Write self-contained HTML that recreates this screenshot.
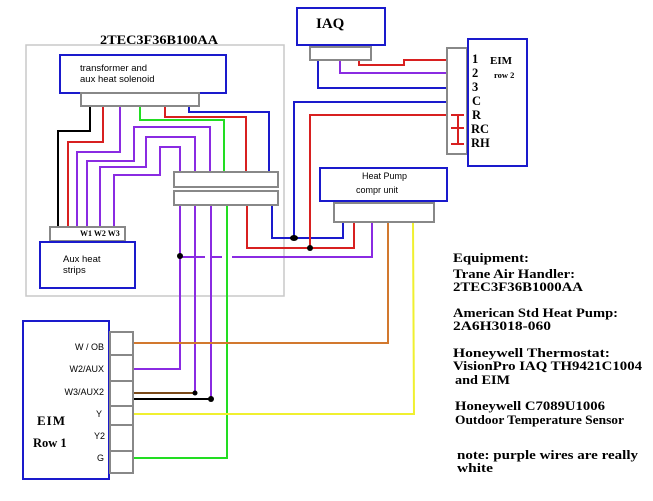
<!DOCTYPE html>
<html><head><meta charset="utf-8"><style>
html,body{margin:0;padding:0;background:#fff;}
svg{display:block}
.s{font-family:"Liberation Sans",sans-serif;fill:#000}
.b{font-family:"Liberation Serif",serif;font-weight:bold;fill:#000}
</style></head><body>
<svg width="653" height="501" viewBox="0 0 653 501" xmlns="http://www.w3.org/2000/svg">
<g fill="none" stroke-width="2">
<rect x="26" y="45" width="258" height="251" stroke="#c8c8c8" stroke-width="1.5"/>
<polyline points="90,106 90,131 58,131 58,227" stroke="#000"/>
<polyline points="103,106 103,142 68,142 68,227" stroke="#d82020"/>
<polyline points="120,106 120,152 77,152 77,227" stroke="#8a2be2"/>
<polyline points="87,227 87,161 134,161 134,127 210,127 210,172" stroke="#8a2be2"/>
<polyline points="100,227 100,167 146,167 146,137 195,137 195,172" stroke="#8a2be2"/>
<polyline points="114,227 114,175 160,175 160,147 180,147 180,172" stroke="#8a2be2"/>
<polyline points="140,106 140,120 224,120 224,172" stroke="#22dd22"/>
<polyline points="165,106 165,117 246,117 246,172" stroke="#d82020"/>
<polyline points="189,106 189,112 269,112 269,172" stroke="#1a1acc"/>
<polyline points="180,205 180,369 134,369" stroke="#8a2be2"/>
<polyline points="195,205 195,393" stroke="#8a2be2"/>
<polyline points="211,205 211,399" stroke="#8a2be2"/>
<polyline points="227,205 227,458 134,458" stroke="#22dd22"/>
<polyline points="247,205 247,248 354,248 354,222" stroke="#d82020"/>
<polyline points="272,205 272,238 343,238 343,222" stroke="#1a1acc"/>
<polyline points="310,248 310,115 447,115" stroke="#d82020"/>
<polyline points="294,238 294,102 447,102" stroke="#1a1acc"/>
<line x1="180" y1="257" x2="205" y2="257" stroke="#8a2be2"/>
<line x1="211" y1="257" x2="222" y2="257" stroke="#8a2be2"/>
<polyline points="232,257 372,257 372,222" stroke="#8a2be2"/>
<polyline points="388,222 388,343 134,343" stroke="#d2782e"/>
<polyline points="413,222 414,414 134,414" stroke="#f0f030"/>
<line x1="133" y1="393" x2="195" y2="393" stroke="#7a4a1a"/>
<line x1="133" y1="399" x2="211" y2="399" stroke="#000"/>
<polyline points="359,60 359,65 404,65 404,60 447,60" stroke="#d82020"/>
<polyline points="340,60 340,73 447,73" stroke="#8a2be2"/>
<polyline points="318,60 318,88 447,88" stroke="#1a1acc"/>
<polyline points="458,115 458,144" stroke="#d82020"/>
<line x1="451" y1="115" x2="464" y2="115" stroke="#d82020"/>
<line x1="451" y1="128" x2="464" y2="128" stroke="#d82020"/>
<line x1="451" y1="144" x2="464" y2="144" stroke="#d82020"/>
<rect x="60" y="55" width="166" height="38" stroke="#1a1acc" fill="#fff"/>
<rect x="81" y="93" width="118" height="13" stroke="#888" fill="#fff"/>
<rect x="174" y="172" width="104" height="15" stroke="#888" fill="#fff"/>
<rect x="174" y="191" width="104" height="14" stroke="#888" fill="#fff"/>
<rect x="50" y="227" width="75" height="14" stroke="#888" fill="#fff"/>
<rect x="40" y="242" width="95" height="46" stroke="#1a1acc" fill="#fff"/>
<rect x="297" y="8" width="88" height="37" stroke="#1a1acc" fill="#fff"/>
<rect x="310" y="47" width="61" height="13" stroke="#888" fill="#fff"/>
<rect x="447" y="48" width="20" height="106" stroke="#888"/>
<rect x="468" y="39" width="59" height="127" stroke="#1a1acc" fill="#fff"/>
<rect x="320" y="168" width="127" height="33" stroke="#1a1acc" fill="#fff"/>
<rect x="334" y="203" width="100" height="19" stroke="#888" fill="#fff"/>
<rect x="23" y="321" width="86" height="158" stroke="#1a1acc" fill="#fff"/>
<rect x="110" y="332" width="23" height="141" stroke="#888" fill="#fff"/>
<g stroke="#888"><line x1="110" y1="355" x2="133" y2="355"/><line x1="110" y1="381" x2="133" y2="381"/><line x1="110" y1="406" x2="133" y2="406"/><line x1="110" y1="425" x2="133" y2="425"/><line x1="110" y1="451" x2="133" y2="451"/></g>
</g>
<g fill="#000"><circle cx="180" cy="256" r="3"/><ellipse cx="294" cy="238" rx="4" ry="3"/><circle cx="310" cy="248" r="3"/><circle cx="195" cy="393" r="2.5"/><circle cx="211" cy="399" r="3"/></g>
<text class="b" x="100" y="44" font-size="13" textLength="118" lengthAdjust="spacingAndGlyphs">2TEC3F36B100AA</text>
<text class="s" x="80" y="71" font-size="9.5">transformer and</text>
<text class="s" x="80" y="82" font-size="9.5">aux heat solenoid</text>
<text class="b" x="80" y="236" font-size="8" font-weight="normal">W1 W2 W3</text>
<text class="s" x="63" y="262" font-size="9.5">Aux heat</text>
<text class="s" x="63" y="273" font-size="9.5">strips</text>
<text class="b" x="316" y="28" font-size="15">IAQ</text>
<g class="b" font-size="12.5"><text x="472" y="63">1</text><text x="472" y="77">2</text><text x="472" y="91">3</text><text x="472" y="105">C</text><text x="472" y="119">R</text><text x="471" y="133">RC</text><text x="471" y="147">RH</text></g>
<text class="b" x="490" y="64" font-size="11">EIM</text>
<text class="b" x="494" y="78" font-size="8.5">row 2</text>
<text class="s" x="362" y="179" font-size="9">Heat Pump</text>
<text class="s" x="356" y="193" font-size="9">compr  unit</text>
<g class="s" font-size="9" text-anchor="end"><text x="104" y="350">W / OB</text><text x="104" y="372">W2/AUX</text><text x="104" y="395">W3/AUX2</text><text x="102" y="417">Y</text><text x="105" y="439">Y2</text><text x="104" y="461">G</text></g>
<text class="b" x="37" y="425" font-size="13" letter-spacing="1">EIM</text>
<text class="b" x="33" y="447" font-size="12.5">Row 1</text>
<g class="b" font-size="13">
<text x="453" y="262" textLength="76" lengthAdjust="spacingAndGlyphs">Equipment:</text>
<text x="453" y="278" textLength="122" lengthAdjust="spacingAndGlyphs">Trane Air Handler:</text>
<text x="453" y="291" textLength="130" lengthAdjust="spacingAndGlyphs">2TEC3F36B1000AA</text>
<text x="453" y="317" textLength="165" lengthAdjust="spacingAndGlyphs">American Std Heat Pump:</text>
<text x="453" y="330" textLength="98" lengthAdjust="spacingAndGlyphs">2A6H3018-060</text>
<text x="453" y="357" textLength="157" lengthAdjust="spacingAndGlyphs">Honeywell Thermostat:</text>
<text x="453" y="370" textLength="189" lengthAdjust="spacingAndGlyphs">VisionPro IAQ TH9421C1004</text>
<text x="455" y="384" textLength="55" lengthAdjust="spacingAndGlyphs">and EIM</text>
<text x="455" y="410" textLength="150" lengthAdjust="spacingAndGlyphs">Honeywell C7089U1006</text>
<text x="455" y="424" textLength="169" lengthAdjust="spacingAndGlyphs">Outdoor Temperature Sensor</text>
<text x="457" y="459" textLength="181" lengthAdjust="spacingAndGlyphs">note: purple wires are really</text>
<text x="457" y="472" textLength="36" lengthAdjust="spacingAndGlyphs">white</text>
</g>
</svg>
</body></html>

★ ★ ★ ★ ★

#### [Challenge]
Repeat the listing verbatim. Skip the pictures.

#### [Exercise result]
Write self-contained HTML that recreates this screenshot.
<!DOCTYPE html>
<html><head><meta charset="utf-8"><style>
html,body{margin:0;padding:0;background:#fff;}
svg{display:block}
.s{font-family:"Liberation Sans",sans-serif;fill:#000}
.b{font-family:"Liberation Serif",serif;font-weight:bold;fill:#000}
</style></head><body>
<svg width="653" height="501" viewBox="0 0 653 501" xmlns="http://www.w3.org/2000/svg">
<g fill="none" stroke-width="2">
<rect x="26" y="45" width="258" height="251" stroke="#c8c8c8" stroke-width="1.5"/>
<polyline points="90,106 90,131 58,131 58,227" stroke="#000"/>
<polyline points="103,106 103,142 68,142 68,227" stroke="#d82020"/>
<polyline points="120,106 120,152 77,152 77,227" stroke="#8a2be2"/>
<polyline points="87,227 87,161 134,161 134,127 210,127 210,172" stroke="#8a2be2"/>
<polyline points="100,227 100,167 146,167 146,137 195,137 195,172" stroke="#8a2be2"/>
<polyline points="114,227 114,175 160,175 160,147 180,147 180,172" stroke="#8a2be2"/>
<polyline points="140,106 140,120 224,120 224,172" stroke="#22dd22"/>
<polyline points="165,106 165,117 246,117 246,172" stroke="#d82020"/>
<polyline points="189,106 189,112 269,112 269,172" stroke="#1a1acc"/>
<polyline points="180,205 180,369 134,369" stroke="#8a2be2"/>
<polyline points="195,205 195,393" stroke="#8a2be2"/>
<polyline points="211,205 211,399" stroke="#8a2be2"/>
<polyline points="227,205 227,458 134,458" stroke="#22dd22"/>
<polyline points="247,205 247,248 354,248 354,222" stroke="#d82020"/>
<polyline points="272,205 272,238 343,238 343,222" stroke="#1a1acc"/>
<polyline points="310,248 310,115 447,115" stroke="#d82020"/>
<polyline points="294,238 294,102 447,102" stroke="#1a1acc"/>
<line x1="180" y1="257" x2="205" y2="257" stroke="#8a2be2"/>
<line x1="211" y1="257" x2="222" y2="257" stroke="#8a2be2"/>
<polyline points="232,257 372,257 372,222" stroke="#8a2be2"/>
<polyline points="388,222 388,343 134,343" stroke="#d2782e"/>
<polyline points="413,222 414,414 134,414" stroke="#f0f030"/>
<line x1="133" y1="393" x2="195" y2="393" stroke="#7a4a1a"/>
<line x1="133" y1="399" x2="211" y2="399" stroke="#000"/>
<polyline points="359,60 359,65 404,65 404,60 447,60" stroke="#d82020"/>
<polyline points="340,60 340,73 447,73" stroke="#8a2be2"/>
<polyline points="318,60 318,88 447,88" stroke="#1a1acc"/>
<polyline points="458,115 458,144" stroke="#d82020"/>
<line x1="451" y1="115" x2="464" y2="115" stroke="#d82020"/>
<line x1="451" y1="128" x2="464" y2="128" stroke="#d82020"/>
<line x1="451" y1="144" x2="464" y2="144" stroke="#d82020"/>
<rect x="60" y="55" width="166" height="38" stroke="#1a1acc" fill="#fff"/>
<rect x="81" y="93" width="118" height="13" stroke="#888" fill="#fff"/>
<rect x="174" y="172" width="104" height="15" stroke="#888" fill="#fff"/>
<rect x="174" y="191" width="104" height="14" stroke="#888" fill="#fff"/>
<rect x="50" y="227" width="75" height="14" stroke="#888" fill="#fff"/>
<rect x="40" y="242" width="95" height="46" stroke="#1a1acc" fill="#fff"/>
<rect x="297" y="8" width="88" height="37" stroke="#1a1acc" fill="#fff"/>
<rect x="310" y="47" width="61" height="13" stroke="#888" fill="#fff"/>
<rect x="447" y="48" width="20" height="106" stroke="#888"/>
<rect x="468" y="39" width="59" height="127" stroke="#1a1acc" fill="#fff"/>
<rect x="320" y="168" width="127" height="33" stroke="#1a1acc" fill="#fff"/>
<rect x="334" y="203" width="100" height="19" stroke="#888" fill="#fff"/>
<rect x="23" y="321" width="86" height="158" stroke="#1a1acc" fill="#fff"/>
<rect x="110" y="332" width="23" height="141" stroke="#888" fill="#fff"/>
<g stroke="#888"><line x1="110" y1="355" x2="133" y2="355"/><line x1="110" y1="381" x2="133" y2="381"/><line x1="110" y1="406" x2="133" y2="406"/><line x1="110" y1="425" x2="133" y2="425"/><line x1="110" y1="451" x2="133" y2="451"/></g>
</g>
<g fill="#000"><circle cx="180" cy="256" r="3"/><ellipse cx="294" cy="238" rx="4" ry="3"/><circle cx="310" cy="248" r="3"/><circle cx="195" cy="393" r="2.5"/><circle cx="211" cy="399" r="3"/></g>
<text class="b" x="100" y="44" font-size="13" textLength="118" lengthAdjust="spacingAndGlyphs">2TEC3F36B100AA</text>
<text class="s" x="80" y="71" font-size="9.5">transformer and</text>
<text class="s" x="80" y="82" font-size="9.5">aux heat solenoid</text>
<text class="b" x="80" y="236" font-size="8" font-weight="normal">W1 W2 W3</text>
<text class="s" x="63" y="262" font-size="9.5">Aux heat</text>
<text class="s" x="63" y="273" font-size="9.5">strips</text>
<text class="b" x="316" y="28" font-size="15">IAQ</text>
<g class="b" font-size="12.5"><text x="472" y="63">1</text><text x="472" y="77">2</text><text x="472" y="91">3</text><text x="472" y="105">C</text><text x="472" y="119">R</text><text x="471" y="133">RC</text><text x="471" y="147">RH</text></g>
<text class="b" x="490" y="64" font-size="11">EIM</text>
<text class="b" x="494" y="78" font-size="8.5">row 2</text>
<text class="s" x="362" y="179" font-size="9">Heat Pump</text>
<text class="s" x="356" y="193" font-size="9">compr  unit</text>
<g class="s" font-size="9" text-anchor="end"><text x="104" y="350">W / OB</text><text x="104" y="372">W2/AUX</text><text x="104" y="395">W3/AUX2</text><text x="102" y="417">Y</text><text x="105" y="439">Y2</text><text x="104" y="461">G</text></g>
<text class="b" x="37" y="425" font-size="13" letter-spacing="1">EIM</text>
<text class="b" x="33" y="447" font-size="12.5">Row 1</text>
<g class="b" font-size="13">
<text x="453" y="262" textLength="76" lengthAdjust="spacingAndGlyphs">Equipment:</text>
<text x="453" y="278" textLength="122" lengthAdjust="spacingAndGlyphs">Trane Air Handler:</text>
<text x="453" y="291" textLength="130" lengthAdjust="spacingAndGlyphs">2TEC3F36B1000AA</text>
<text x="453" y="317" textLength="165" lengthAdjust="spacingAndGlyphs">American Std Heat Pump:</text>
<text x="453" y="330" textLength="98" lengthAdjust="spacingAndGlyphs">2A6H3018-060</text>
<text x="453" y="357" textLength="157" lengthAdjust="spacingAndGlyphs">Honeywell Thermostat:</text>
<text x="453" y="370" textLength="189" lengthAdjust="spacingAndGlyphs">VisionPro IAQ TH9421C1004</text>
<text x="455" y="384" textLength="55" lengthAdjust="spacingAndGlyphs">and EIM</text>
<text x="455" y="410" textLength="150" lengthAdjust="spacingAndGlyphs">Honeywell C7089U1006</text>
<text x="455" y="424" textLength="169" lengthAdjust="spacingAndGlyphs">Outdoor Temperature Sensor</text>
<text x="457" y="459" textLength="181" lengthAdjust="spacingAndGlyphs">note: purple wires are really</text>
<text x="457" y="472" textLength="36" lengthAdjust="spacingAndGlyphs">white</text>
</g>
</svg>
</body></html>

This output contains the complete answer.